Set task:
Return every line of the records below verbatim, with no pictures in the copy.

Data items
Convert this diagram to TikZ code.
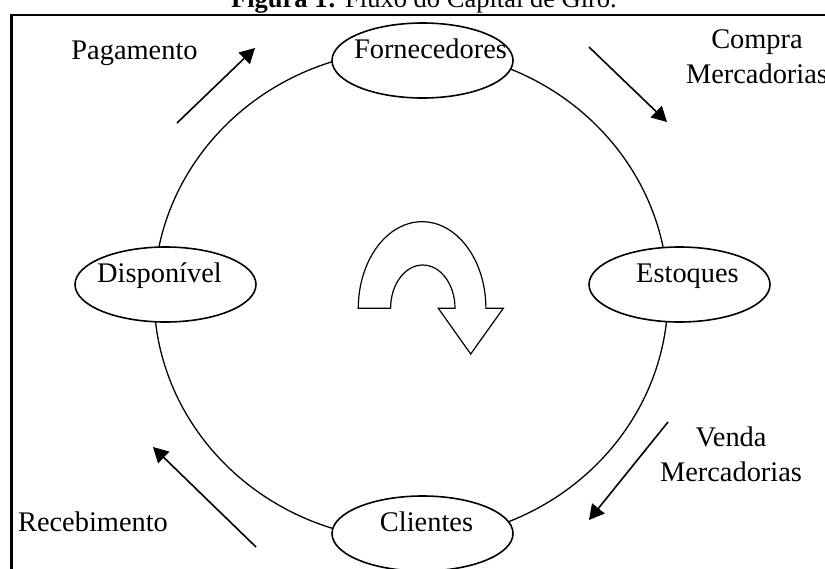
\documentclass[tikz,border=0pt]{standalone}
\usepackage{fontspec}
\setmainfont{Liberation Serif}
\usetikzlibrary{arrows.meta,shapes.geometric}
\newcommand{\nudge}[2]{\makebox[0pt]{\kern#1\kern#1#2}}

\begin{document}
\begin{tikzpicture}[x=0.5pt,y=-0.5pt,
    place/.style={draw, ellipse, fill=white, line width=0.8pt, inner sep=0pt,
      minimum width=90.5pt, minimum height=37.5pt,
      text height=10pt, text depth=12pt, font=\fontsize{14.2}{17.4}\selectfont},
    lbl/.style={inner sep=0pt, anchor=base, align=center, font=\fontsize{14.2}{17.4}\selectfont},
    flow/.style={-{Triangle[length=7.5pt,width=8pt]}, line width=0.8pt}]
  \useasboundingbox (0,0) rectangle (825,568);

  % frame and title
  \draw[line width=1.2pt] (11.6,15) rectangle (840,580);
  \node[anchor=base, inner sep=0pt, font=\fontsize{13.25}{16}\selectfont] (title) at (424,7.5)
    {\textbf{Figura 1:} Fluxo do Capital de Giro.};

  % cycle
  \draw[line width=0.65pt] (411,295) ellipse [x radius=257, y radius=245];
  \node[place] (forn) at (422.5,60.5) {\nudge{4pt}{Fornecedores}};
  \node[place] (disp) at (165.5,284.5) {\nudge{-3pt}{Disponível}};
  \node[place] (esto) at (679.5,284.5) {\nudge{4pt}{Estoques}};
  \node[place] (clie) at (422.5,533.5) {\nudge{2pt}{Clientes}};

  % turning arrow
  \draw[line width=0.6pt, fill=white] (358.3,308.3)
    arc[start angle=180, end angle=360, x radius=63.8, y radius=86.6]
    -- (503.3,308.3) -- (470.7,354) -- (438.3,308.3) -- (455,308.3)
    arc[start angle=360, end angle=180, x radius=32.2, y radius=43.3] -- cycle;

  % flows
  \coordinate (pagA) at (177,123);  \coordinate (pagB) at (255,48);
  \coordinate (comA) at (589,47);   \coordinate (comB) at (667,122);
  \coordinate (venA) at (668,422);  \coordinate (venB) at (589,520);
  \coordinate (recA) at (256,547);  \coordinate (recB) at (153,447);
  \draw[flow] (pagA) -- (pagB);
  \draw[flow] (comA) -- (comB);
  \draw[flow] (venA) -- (venB);
  \draw[flow] (recA) -- (recB);

  \node[lbl] (pag) at (134.5,59.3) {Pagamento};
  \node[lbl] (com) at (757,83.3) {Compra\\Mercadorias};
  \node[lbl] (ven) at (731,481.7) {Venda\\Mercadorias};
  \node[lbl] (rec) at (93,531.7) {Recebimento};
\end{tikzpicture}
\end{document}
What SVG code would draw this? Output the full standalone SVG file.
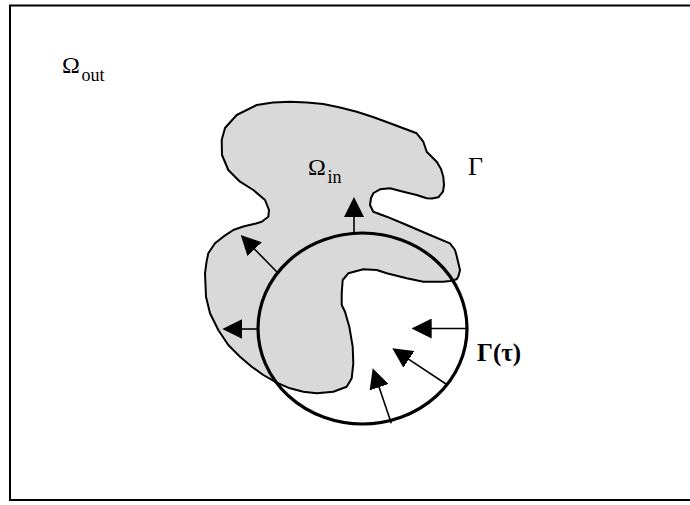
<svg xmlns="http://www.w3.org/2000/svg" width="690" height="505" viewBox="0 0 690 505">
<style>
.frame{fill:#fff;stroke:#000;stroke-width:2}
.blob{fill:#d9d9d9;stroke:#000;stroke-width:2;stroke-linejoin:round}
.ring{fill:none;stroke:#000;stroke-width:3.2}
.arr{stroke:#000;stroke-width:1.6;fill:none}
.t{font-family:"Liberation Serif","Times New Roman",serif;fill:#000}
</style>
<defs>
<marker id="ah" viewBox="0 0 20 20" refX="10" refY="10" markerWidth="20" markerHeight="20" markerUnits="userSpaceOnUse" orient="auto">
<path d="M0,0 L20,10 L0,20 z" fill="#000"/>
</marker>
</defs>
<rect class="frame" x="10" y="5.5" width="700" height="494.5"/>
<g id="omega-in-region">
<path class="blob" d="M256.7,105 L273,102.5 L290,101.7 L307,102.5 L323.3,104 L340,107.5 L356.7,111.7 L373,117 L390,123.3 L404,128.5 L416.7,133.3 L423.3,141.7 L426.7,151.7 L436.7,161.7 L441,169 L443.3,176.7 L444,185 L443,191.7 L438.3,197.3 L432,198.6 L426.7,198.3 L416.7,195 L403.3,191.7 L390,188.3 L380,189.3 L373.5,193 L371,198 L370,205 L373.3,211.7 L386.7,216.7 L406.7,225 L430,235 L450,243.3 L455,250 L456.7,256 L460,270 L458.5,276 L456.7,279.3 L450,281 L443.3,281.7 L423.3,281.7 L406.7,278.3 L386.7,273.3 L376.7,270 L363.3,269.3 L348.3,273.3 L342.7,280 L341.7,293.3 L341.7,305 L345,311.7 L349.3,326.7 L352.7,346.7 L353.3,363.3 L351.7,378.3 L346.7,386.7 L333.3,391.7 L316.7,393.3 L303.3,391.7 L290,388.3 L276.7,382.7 L263.3,375 L251.7,366.7 L240,356.7 L228.3,345 L218.3,330 L210,313.3 L206,296.7 L205,273.3 L206.5,262 L208.3,253.3 L215,243.3 L223.3,236.7 L233.3,230 L243.3,226.5 L256,223.5 L261.7,221.7 L268.3,216.7 L269,210 L265,200 L253.3,190 L240,181.7 L228.3,170 L222,155 L221.7,140 L225,128 L236.7,115 Z"/>
</g>
<g id="gamma-tau-front">
<ellipse class="ring" cx="362.5" cy="328.5" rx="104.5" ry="95.5"/>
</g>
<g id="connectors">
<line class="arr" x1="354" y1="233" x2="354" y2="207" marker-end="url(#ah)"/>
<line class="arr" x1="276.7" y1="271.7" x2="247.7" y2="242.1" marker-end="url(#ah)"/>
<line class="arr" x1="258" y1="329" x2="232.3" y2="329" marker-end="url(#ah)"/>
<line class="arr" x1="466" y1="328.5" x2="421.7" y2="328.5" marker-end="url(#ah)"/>
<line class="arr" x1="446" y1="384" x2="400.6" y2="353.8" marker-end="url(#ah)"/>
<line class="arr" x1="391.3" y1="423.3" x2="375.9" y2="377.8" marker-end="url(#ah)"/>
</g>
<g id="label-omega-out">
<text class="t" x="62" y="72.7" font-size="24">Ω</text>
<text class="t" x="81.5" y="81" font-size="18">out</text>
</g>
<g id="label-omega-in">
<text class="t" x="308" y="175" font-size="24">Ω</text>
<text class="t" x="327.5" y="183" font-size="18">in</text>
</g>
<g id="label-gamma">
<text class="t" x="468" y="175" font-size="26">Γ</text>
</g>
<g id="label-gamma-tau">
<text class="t" x="477" y="360.5" font-size="25" font-weight="bold">Γ(τ)</text>
</g>
</svg>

Expected answer:
Convert this diagram to TikZ code.
\documentclass[tikz,border=0pt]{standalone}
\usepackage{fontspec}
\setmainfont{Liberation Serif}
\usetikzlibrary{arrows.meta,shapes.geometric}
\newcommand{\nudge}[2]{\makebox[0pt]{\kern#1\kern#1#2}}

\begin{document}
\begin{tikzpicture}[x=0.5pt,y=-0.5pt,
    place/.style={draw, ellipse, fill=white, line width=0.8pt, inner sep=0pt,
      minimum width=90.5pt, minimum height=37.5pt,
      text height=10pt, text depth=12pt, font=\fontsize{14.2}{17.4}\selectfont},
    lbl/.style={inner sep=0pt, anchor=base, align=center, font=\fontsize{14.2}{17.4}\selectfont},
    flow/.style={-{Triangle[length=7.5pt,width=8pt]}, line width=0.8pt}]
  \useasboundingbox (0,0) rectangle (825,568);

  % frame and title
  \draw[line width=1.2pt] (11.6,15) rectangle (840,580);
  \node[anchor=base, inner sep=0pt, font=\fontsize{13.25}{16}\selectfont] (title) at (424,7.5)
    {\textbf{Figura 1:} Fluxo do Capital de Giro.};

  % cycle
  \draw[line width=0.65pt] (411,295) ellipse [x radius=257, y radius=245];
  \node[place] (forn) at (422.5,60.5) {\nudge{4pt}{Fornecedores}};
  \node[place] (disp) at (165.5,284.5) {\nudge{-3pt}{Disponível}};
  \node[place] (esto) at (679.5,284.5) {\nudge{4pt}{Estoques}};
  \node[place] (clie) at (422.5,533.5) {\nudge{2pt}{Clientes}};

  % turning arrow
  \draw[line width=0.6pt, fill=white] (358.3,308.3)
    arc[start angle=180, end angle=360, x radius=63.8, y radius=86.6]
    -- (503.3,308.3) -- (470.7,354) -- (438.3,308.3) -- (455,308.3)
    arc[start angle=360, end angle=180, x radius=32.2, y radius=43.3] -- cycle;

  % flows
  \coordinate (pagA) at (177,123);  \coordinate (pagB) at (255,48);
  \coordinate (comA) at (589,47);   \coordinate (comB) at (667,122);
  \coordinate (venA) at (668,422);  \coordinate (venB) at (589,520);
  \coordinate (recA) at (256,547);  \coordinate (recB) at (153,447);
  \draw[flow] (pagA) -- (pagB);
  \draw[flow] (comA) -- (comB);
  \draw[flow] (venA) -- (venB);
  \draw[flow] (recA) -- (recB);

  \node[lbl] (pag) at (134.5,59.3) {Pagamento};
  \node[lbl] (com) at (757,83.3) {Compra\\Mercadorias};
  \node[lbl] (ven) at (731,481.7) {Venda\\Mercadorias};
  \node[lbl] (rec) at (93,531.7) {Recebimento};
\end{tikzpicture}
\end{document}
What SVG code would draw this? Output the full standalone SVG file.
<svg xmlns="http://www.w3.org/2000/svg" width="690" height="505" viewBox="0 0 690 505">
<style>
.frame{fill:#fff;stroke:#000;stroke-width:2}
.blob{fill:#d9d9d9;stroke:#000;stroke-width:2;stroke-linejoin:round}
.ring{fill:none;stroke:#000;stroke-width:3.2}
.arr{stroke:#000;stroke-width:1.6;fill:none}
.t{font-family:"Liberation Serif","Times New Roman",serif;fill:#000}
</style>
<defs>
<marker id="ah" viewBox="0 0 20 20" refX="10" refY="10" markerWidth="20" markerHeight="20" markerUnits="userSpaceOnUse" orient="auto">
<path d="M0,0 L20,10 L0,20 z" fill="#000"/>
</marker>
</defs>
<rect class="frame" x="10" y="5.5" width="700" height="494.5"/>
<g id="omega-in-region">
<path class="blob" d="M256.7,105 L273,102.5 L290,101.7 L307,102.5 L323.3,104 L340,107.5 L356.7,111.7 L373,117 L390,123.3 L404,128.5 L416.7,133.3 L423.3,141.7 L426.7,151.7 L436.7,161.7 L441,169 L443.3,176.7 L444,185 L443,191.7 L438.3,197.3 L432,198.6 L426.7,198.3 L416.7,195 L403.3,191.7 L390,188.3 L380,189.3 L373.5,193 L371,198 L370,205 L373.3,211.7 L386.7,216.7 L406.7,225 L430,235 L450,243.3 L455,250 L456.7,256 L460,270 L458.5,276 L456.7,279.3 L450,281 L443.3,281.7 L423.3,281.7 L406.7,278.3 L386.7,273.3 L376.7,270 L363.3,269.3 L348.3,273.3 L342.7,280 L341.7,293.3 L341.7,305 L345,311.7 L349.3,326.7 L352.7,346.7 L353.3,363.3 L351.7,378.3 L346.7,386.7 L333.3,391.7 L316.7,393.3 L303.3,391.7 L290,388.3 L276.7,382.7 L263.3,375 L251.7,366.7 L240,356.7 L228.3,345 L218.3,330 L210,313.3 L206,296.7 L205,273.3 L206.5,262 L208.3,253.3 L215,243.3 L223.3,236.7 L233.3,230 L243.3,226.5 L256,223.5 L261.7,221.7 L268.3,216.7 L269,210 L265,200 L253.3,190 L240,181.7 L228.3,170 L222,155 L221.7,140 L225,128 L236.7,115 Z"/>
</g>
<g id="gamma-tau-front">
<ellipse class="ring" cx="362.5" cy="328.5" rx="104.5" ry="95.5"/>
</g>
<g id="connectors">
<line class="arr" x1="354" y1="233" x2="354" y2="207" marker-end="url(#ah)"/>
<line class="arr" x1="276.7" y1="271.7" x2="247.7" y2="242.1" marker-end="url(#ah)"/>
<line class="arr" x1="258" y1="329" x2="232.3" y2="329" marker-end="url(#ah)"/>
<line class="arr" x1="466" y1="328.5" x2="421.7" y2="328.5" marker-end="url(#ah)"/>
<line class="arr" x1="446" y1="384" x2="400.6" y2="353.8" marker-end="url(#ah)"/>
<line class="arr" x1="391.3" y1="423.3" x2="375.9" y2="377.8" marker-end="url(#ah)"/>
</g>
<g id="label-omega-out">
<text class="t" x="62" y="72.7" font-size="24">Ω</text>
<text class="t" x="81.5" y="81" font-size="18">out</text>
</g>
<g id="label-omega-in">
<text class="t" x="308" y="175" font-size="24">Ω</text>
<text class="t" x="327.5" y="183" font-size="18">in</text>
</g>
<g id="label-gamma">
<text class="t" x="468" y="175" font-size="26">Γ</text>
</g>
<g id="label-gamma-tau">
<text class="t" x="477" y="360.5" font-size="25" font-weight="bold">Γ(τ)</text>
</g>
</svg>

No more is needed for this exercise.